NOTES OF A TOUR ALONG THE ROMAN WALL.


BY CHARLES ROACH SMITH, F.S.A.

MR. URBAN,
AS the Roman Wall has been lately brought before your readers in a review of the Rev. J. C. Bruce's volume on that remarkable work, and as the subject is one of real national importance, invested with novel interest by the popular manner in which it has been treated by the author of the book referred to, I venture to offer you the result of a tour I have recently made along the line of the remains, in company of the Rev. Mr. Bruce and Mr. E. B. Price.
Although the brief space of one week was all the time I could afford to an investigation which would well have repaid a much more extended survey, I was enabled practically to test the accuracy of Mr. Bruce's examination, to derive the greatest assistance from his labours (taking his book as my guide), and to concur with him in the conclusions to which his researches have led, as to the period at which this gigantic fortification was constructed. Much is due to Mr. Bruce for the honest and earnest manner in which he has collated the testimony of preceding writers, and compared it with existing remains, following the wall step by step, and only diverging when it was necessary to seek in private collections inscriptions and monuments which had in past times been discovered in the district, and which so materially serve in support of his main argument, which is that the wall and the great earthworks, running parallel on the north and south, were not constructed, as has generally been supposed, at different times, but that they were conceived and executed at one and the same period, namely, during the reign of the Emperor Hadrian.

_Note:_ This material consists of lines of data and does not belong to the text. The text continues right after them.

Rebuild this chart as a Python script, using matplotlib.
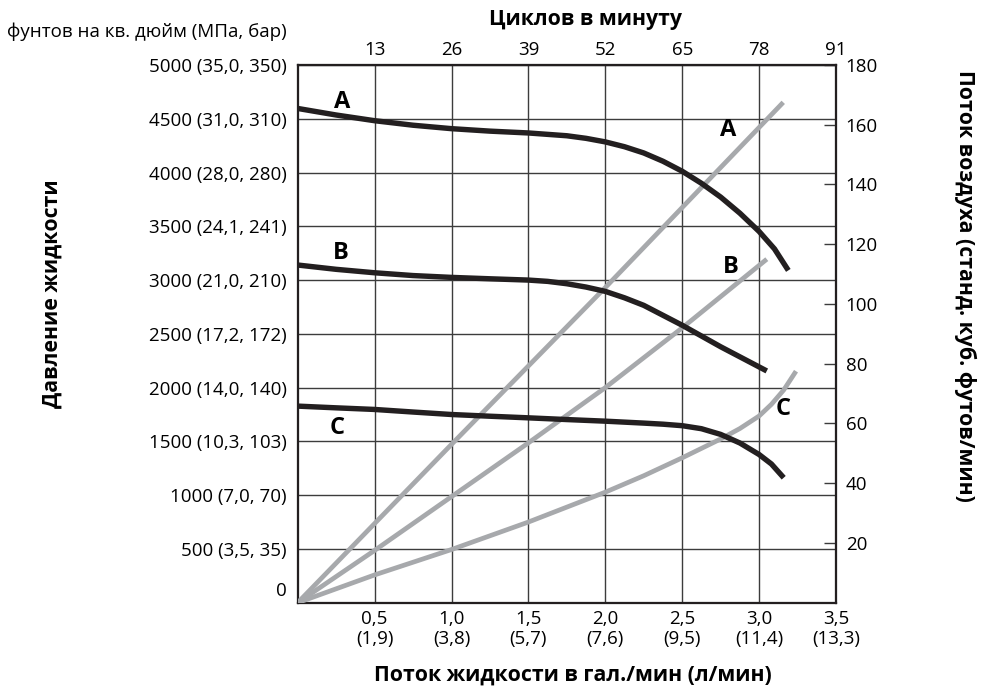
import matplotlib
matplotlib.use('Agg')
import matplotlib.pyplot as plt
from matplotlib.transforms import ScaledTranslation

plt.rcParams['font.family'] = ['Open Sans', 'DejaVu Sans']

# ---------------- data ----------------
flow_ticks = [0.5, 1.0, 1.5, 2.0, 2.5, 3.0, 3.5]
flow_tick_labels = ['0,5\n(1,9)', '1,0\n(3,8)', '1,5\n(5,7)', '2,0\n(7,6)',
                    '2,5\n(9,5)', '3,0\n(11,4)', '3,5\n(13,3)']
pressure_ticks = [0, 500, 1000, 1500, 2000, 2500, 3000, 3500, 4000, 4500, 5000]
pressure_tick_labels = ['0', '500 (3,5, 35)', '1000 (7,0, 70)', '1500 (10,3, 103)',
                        '2000 (14,0, 140)', '2500 (17,2, 172)', '3000 (21,0, 210)',
                        '3500 (24,1, 241)', '4000 (28,0, 280)', '4500 (31,0, 310)',
                        '5000 (35,0, 350)']
cycle_ticks = [13, 26, 39, 52, 65, 78, 91]
air_ticks = [20, 40, 60, 80, 100, 120, 140, 160, 180]

# fluid pressure curves (psi) vs fluid flow (gpm)
press_A_flow = [0, 0.25, 0.5, 0.75, 1.0, 1.25, 1.5, 1.75, 1.875, 2.0, 2.125, 2.25, 2.375,
                2.5, 2.625, 2.75, 2.875, 3.0, 3.1, 3.19]
press_A_psi = [4596, 4535, 4482, 4440, 4408, 4385, 4368, 4342, 4318, 4285, 4240, 4182, 4105,
               4012, 3900, 3772, 3622, 3452, 3290, 3090]
press_B_flow = [0, 0.25, 0.5, 0.75, 1.0, 1.25, 1.5, 1.625, 1.75, 1.875, 2.0, 2.125, 2.25,
                2.5, 2.75, 3.05]
press_B_psi = [3140, 3100, 3068, 3042, 3025, 3012, 3000, 2988, 2966, 2935, 2895, 2835, 2765,
               2580, 2380, 2155]
press_C_flow = [0, 0.25, 0.5, 0.75, 1.0, 1.25, 1.5, 1.75, 2.0, 2.25, 2.375, 2.5, 2.625,
                2.75, 2.875, 3.0, 3.08, 3.16]
press_C_psi = [1828, 1812, 1797, 1773, 1750, 1734, 1719, 1703, 1688, 1670, 1660, 1646, 1618,
               1565, 1485, 1378, 1290, 1162]

# air consumption curves (scfm) vs fluid flow (gpm)
air_A_flow = [0, 1.0, 2.0, 3.157]
air_A_scfm = [0, 53, 105.5, 167.5]
air_B_flow = [0, 0.5, 1.0, 1.5, 2.0, 2.5, 3.05]
air_B_scfm = [0, 17.5, 35.5, 53.5, 72, 92, 115]
air_C_flow = [0, 0.5, 1.0, 1.5, 2.0, 2.25, 2.5, 2.75, 2.875, 3.0, 3.08, 3.16, 3.24]
air_C_scfm = [0, 9.3, 17.8, 27, 37, 42.5, 48.5, 54.8, 58.3, 62.5, 66.4, 71.2, 77.5]

# curve labels (flow, pressure)
label_text = ['A', 'A', 'B', 'B', 'C', 'C']
label_x = [0.288, 2.798, 0.282, 2.818, 0.256, 3.156]
label_y = [4656, 4396, 3252, 3122, 1624, 1801]

# ---------------- figure ----------------
W, H = 981, 689
fig = plt.figure(figsize=(W / 100, H / 100), dpi=100)
L, R, T, B = 297.7, 836.0, 65.0, 602.7
ax = fig.add_axes([L / W, 1 - B / H, (R - L) / W, (B - T) / H])

dark = '#231f20'
gray = '#a7a9ac'
gridc = '#3c3c3c'
tick_fs = 13.5
lab_fs = 15.3

ax.set_xlim(0, 3.5)
ax.set_ylim(0, 5000)
ax.set_xticks(flow_ticks)
ax.set_xticklabels(flow_tick_labels, fontsize=tick_fs, linespacing=1.15)
ax.set_yticks(pressure_ticks)
ax.set_yticklabels(pressure_tick_labels, fontsize=tick_fs)
ax.tick_params(axis='both', length=0, colors='black')
ax.tick_params(axis='x', pad=5)
ax.tick_params(axis='y', pad=8)
ax.grid(True, color=gridc, linewidth=1.0)
for s in ax.spines.values():
    s.set_linewidth(1.5)
    s.set_color(dark)

# raise the "0" label
lbl0 = ax.get_yticklabels()[0]
lbl0.set_transform(lbl0.get_transform() + ScaledTranslation(0, 10 / 72, fig.dpi_scale_trans))

# top axis (cycles)
ax3 = ax.twiny()
ax3.set_xlim(0, 91)
ax3.set_xticks(cycle_ticks)
ax3.set_xticklabels([str(c) for c in cycle_ticks], fontsize=tick_fs)
ax3.tick_params(axis='x', length=0, pad=4)
ax3.set_xlabel('Циклов в минуту', fontsize=lab_fs, fontweight='bold', va='center')
ax3.xaxis.set_label_coords((585 - L) / (R - L), (B - 20) / (B - T))

# right axis (air)
ax2 = ax.twinx()
ax2.set_ylim(0, 180)
ax2.set_yticks(air_ticks)
ax2.set_yticklabels([str(a) for a in air_ticks], fontsize=tick_fs)
ax2.tick_params(axis='y', direction='in', length=8.5, width=1.0, color=gridc, pad=7)
for s in list(ax2.spines.values()) + list(ax3.spines.values()):
    s.set_linewidth(1.5)
    s.set_color(dark)

# gray air curves
for fx, fy in [(air_A_flow, air_A_scfm), (air_B_flow, air_B_scfm), (air_C_flow, air_C_scfm)]:
    ax2.plot(fx, fy, color=gray, linewidth=3.4, solid_capstyle='butt',
             solid_joinstyle='round', zorder=3)

# black pressure curves drawn on top
for fx, fy in [(press_A_flow, press_A_psi), (press_B_flow, press_B_psi), (press_C_flow, press_C_psi)]:
    ax2.plot(fx, fy, color=dark, linewidth=3.9, solid_capstyle='butt',
             solid_joinstyle='round', transform=ax.transData, zorder=4)

for t, x, y in zip(label_text, label_x, label_y):
    ax2.text(x, y, t, transform=ax.transData, fontsize=17, fontweight='bold',
             color='black', ha='center', va='center', zorder=5)

# axis labels
ax.set_xlabel('Поток жидкости в гал./мин (л/мин)', fontsize=lab_fs, fontweight='bold',
              va='center')
ax.xaxis.set_label_coords((573 - L) / (R - L), (B - 675) / (B - T))
ax.set_ylabel('Давление жидкости', fontsize=lab_fs, fontweight='bold',
              va='center', ha='center')
ax.yaxis.set_label_coords((52 - L) / (R - L), (B - 293.5) / (B - T))
ax2.set_ylabel('Поток воздуха (станд. куб. футов/мин)', fontsize=lab_fs,
               fontweight='bold', rotation=270, va='center', ha='center')
ax2.yaxis.set_label_coords((965 - L) / (R - L), (B - 286) / (B - T))

fig.text(287 / W, 1 - 32 / H, 'фунтов на кв. дюйм (МПа, бар)', ha='right',
         va='center', fontsize=tick_fs)

fig.savefig('out.png', dpi=100)
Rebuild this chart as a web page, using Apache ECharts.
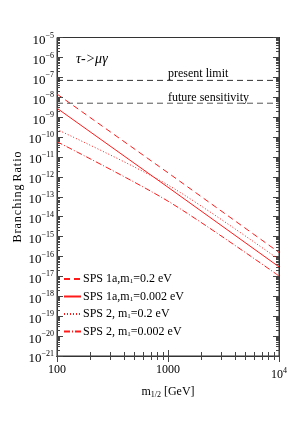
<!DOCTYPE html>
<html><head><meta charset="utf-8">
<script src="https://cdn.jsdelivr.net/npm/echarts@6/dist/echarts.min.js"></script>
<style>html,body{margin:0;padding:0;background:#fff}#c{width:305px;height:436px}</style>
</head><body><div id="c"></div>
<script>
// m_{1/2} [GeV] sample points
const mA = [100, 1000, 10000];
const mB = [100, 1000, 10000];
const mC = [100, 1000, 10000];
// Branching ratios
const sps1a_02 = [1.45e-8, 1.6e-12, 1.6e-16];
const sps1a_0002 = [2.8e-9, 3.0e-13, 3.0e-17];
const sps2_02 = [2.4e-10, 3.9e-13, 7.0e-17];
const sps2_0002 = [5.8e-11, 6.0e-14, 1.05e-17];
const presentLimit = 7e-8;
const futureSens = 5e-9;
const seriesNames = ['SPS 1a,m1=0.2 eV', 'SPS 1a,m1=0.002 eV', 'SPS 2, m1=0.2 eV', 'SPS 2, m1=0.002 eV'];
const legendRich = {
  'SPS 1a,m1=0.2 eV': '{n|SPS 1a,m}{s|1}{n|=0.2 eV}',
  'SPS 1a,m1=0.002 eV': '{n|SPS 1a,m}{s|1}{n|=0.002 eV}',
  'SPS 2, m1=0.2 eV': '{n|SPS 2, m}{s|1}{n|=0.2 eV}',
  'SPS 2, m1=0.002 eV': '{n|SPS 2, m}{s|1}{n|=0.002 eV}'
};
const yMin = 1e-21, yMax = 1e-5, xMin = 100, xMax = 10000;
const yMajorTicks = [];
for (let n = -21; n <= -5; n++) yMajorTicks.push(Number('1e' + n));
const xMajorTicks = [100, 1000, 10000];

const zip = (xs, ys) => xs.map((x, i) => [x, ys[i]]);
const yMinorTicks = [];
for (let n = -21; n < -5; n++) for (let d = 2; d <= 9; d++) yMinorTicks.push(Number(d + 'e' + n));
const xMinorTicks = [];
for (let n = 2; n < 4; n++) for (let d = 2; d <= 9; d++) xMinorTicks.push(d * Math.pow(10, n));

const FONT = 'Liberation Serif';
const RED = '#ff1a1a';
const chart = echarts.init(document.getElementById('c'), null, {renderer: 'canvas'});

function expLabel(v) {
  const e = Math.round(Math.log10(v));
  return '{b|10}{e|' + (e < 0 ? '\u2212' + (-e) : e) + '}';
}
const supRich = {
  b: {fontFamily: FONT, fontSize: 13, color: '#000', padding: [6, 0, 0, 0]},
  e: {fontFamily: FONT, fontSize: 8, color: '#000', padding: [0, 0, 4, 0]}
};

const lineSeries = (name, xs, ys, type, smooth) => ({
  name, type: 'line', data: zip(xs, ys), symbol: 'none', showSymbol: false, smooth: smooth || false,
  lineStyle: {color: RED, width: 1, type}, itemStyle: {color: RED}, z: 3, silent: true
});

const tickAxis = (kind, position, ticks, len, extra) => Object.assign({
  type: 'log', logBase: 10, min: kind === 'x' ? xMin : yMin, max: kind === 'x' ? xMax : yMax,
  position, gridIndex: 0,
  axisLine: {show: true, lineStyle: {color: '#333'}},
  axisTick: {show: true, inside: true, length: len, customValues: ticks, lineStyle: {color: '#444'}},
  axisLabel: {show: false}, splitLine: {show: false}
}, extra || {});

chart.setOption({
  animation: false,
  backgroundColor: '#fff',
  grid: {left: 57, right: 26, top: 37.5, bottom: 80, show: true, borderColor: '#333', borderWidth: 1,
    outerBoundsMode: 'none', containLabel: false},
  title: {text: '\u03c4->\u03bc\u03b3', left: 71, top: 47,
    textStyle: {fontFamily: FONT, fontStyle: 'italic', fontWeight: 'normal', fontSize: 14, color: '#000'}},
  legend: {
    orient: 'vertical', left: 58, top: 268, itemWidth: 17, itemHeight: 12, itemGap: 5.5,
    data: seriesNames,
    formatter: n => legendRich[n],
    itemStyle: {opacity: 0},
    lineStyle: {opacity: 1},
    textStyle: {fontFamily: FONT, fontSize: 12, color: '#000', padding: [0, 0, 0, -3],
      rich: {n: {fontFamily: FONT, fontSize: 12, color: '#000'}, s: {fontFamily: FONT, fontSize: 7, color: '#000', padding: [5, 0, 0, 0]}}},
    selectedMode: false
  },
  xAxis: [
    tickAxis('x', 'bottom', xMajorTicks, 6, {
      axisLabel: {show: true, margin: 8, fontFamily: FONT, fontSize: 12, color: '#000', customValues: xMajorTicks,
        formatter: v => (v >= 10000 ? expLabel(v) : String(Math.round(v))),
        rich: {b: {fontFamily: FONT, fontSize: 12, color: '#000', padding: [5, 0, 0, 0]}, e: {fontFamily: FONT, fontSize: 8, color: '#000', padding: [0, 0, 3, 0]}}},
      name: '{n|m}{s|1/2}{n| [GeV]}', nameLocation: 'middle', nameGap: 28,
      nameTextStyle: {rich: {n: {fontFamily: FONT, fontSize: 12, color: '#000'}, s: {fontFamily: FONT, fontSize: 8, color: '#000', padding: [6, 0, 0, 0]}}}
    }),
    tickAxis('x', 'top', xMajorTicks, 6),
    tickAxis('x', 'bottom', xMinorTicks, 4),
    tickAxis('x', 'top', xMinorTicks, 4)
  ],
  yAxis: [
    tickAxis('y', 'left', yMajorTicks, 6, {
      axisLabel: {show: true, margin: 3, customValues: yMajorTicks, formatter: expLabel, rich: supRich}
    }),
    tickAxis('y', 'right', yMajorTicks, 6),
    tickAxis('y', 'left', yMinorTicks, 3),
    tickAxis('y', 'right', yMinorTicks, 3)
  ],
  graphic: [
    {type: 'text', left: 168, top: 68, style: {text: 'present limit', fontFamily: FONT, fontSize: 12, fill: '#000'}},
    {type: 'text', left: 168, top: 92, style: {text: 'future sensitivity', fontFamily: FONT, fontSize: 12, fill: '#000'}},
    {type: 'text', x: 18, y: 197, rotation: Math.PI / 2, style: {text: 'B r a n c h i n g   R a t i o'.replace(/ /g, '\u200a'), fontFamily: FONT, fontSize: 12, fill: '#000', align: 'center', verticalAlign: 'middle'}}
  ],
  series: [
    lineSeries(seriesNames[0], mA, sps1a_02, [6, 4]),
    lineSeries(seriesNames[1], mA, sps1a_0002, 'solid'),
    lineSeries(seriesNames[2], mB, sps2_02, [1, 2], 0.3),
    lineSeries(seriesNames[3], mC, sps2_0002, [6, 2, 1, 2], 0.3),
    {type: 'line', name: 'present', data: [[xMin, presentLimit], [xMax, presentLimit]], symbol: 'none',
      lineStyle: {color: '#333', width: 1, type: [6, 4]}, silent: true},
    {type: 'line', name: 'future', data: [[xMin, futureSens], [xMax, futureSens]], symbol: 'none',
      lineStyle: {color: '#555', width: 1, type: [6, 4]}, silent: true}
  ]
});
</script></body></html>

Camden, Stukeley, Horsley, Hodgson, and others who have preceded Mr. Bruce, have zealously laboured on this classic ground. To the last mentioned historian belongs the credit of smoothing the path of the present generation of antiquaries, and of guiding them along the entire line of the wall, by easy stages, from Wallsend to Bowness. Such an index as his book was wanted; for, although the student by his fireside could read and study the inscriptions collected by Horsley and others, the tourist must necessarily have passed by many interesting localities, and many portions of the wall itself, and have been ignorant of the whereabouts of numerous remains, which have luckily been preserved in private mansions, had he not been furnished with the details given by Mr. Bruce. Now, with this book in his pocket, with time at his command, and a moderate share of strength of constitution, he may study, as it can only properly be studied, the grandest and most valuable in the entire range of our ancient national monuments.
It is quite impossible to convey by the most elaborate description a correct notion of this stupendous undertaking. The mere wall itself, extending from sixty to seventy miles, of the width of from ten to twelve feet, and of the probable height of from fifteen to twenty feet, forms only a portion of the picture which the mind has to frame of the work in its original state.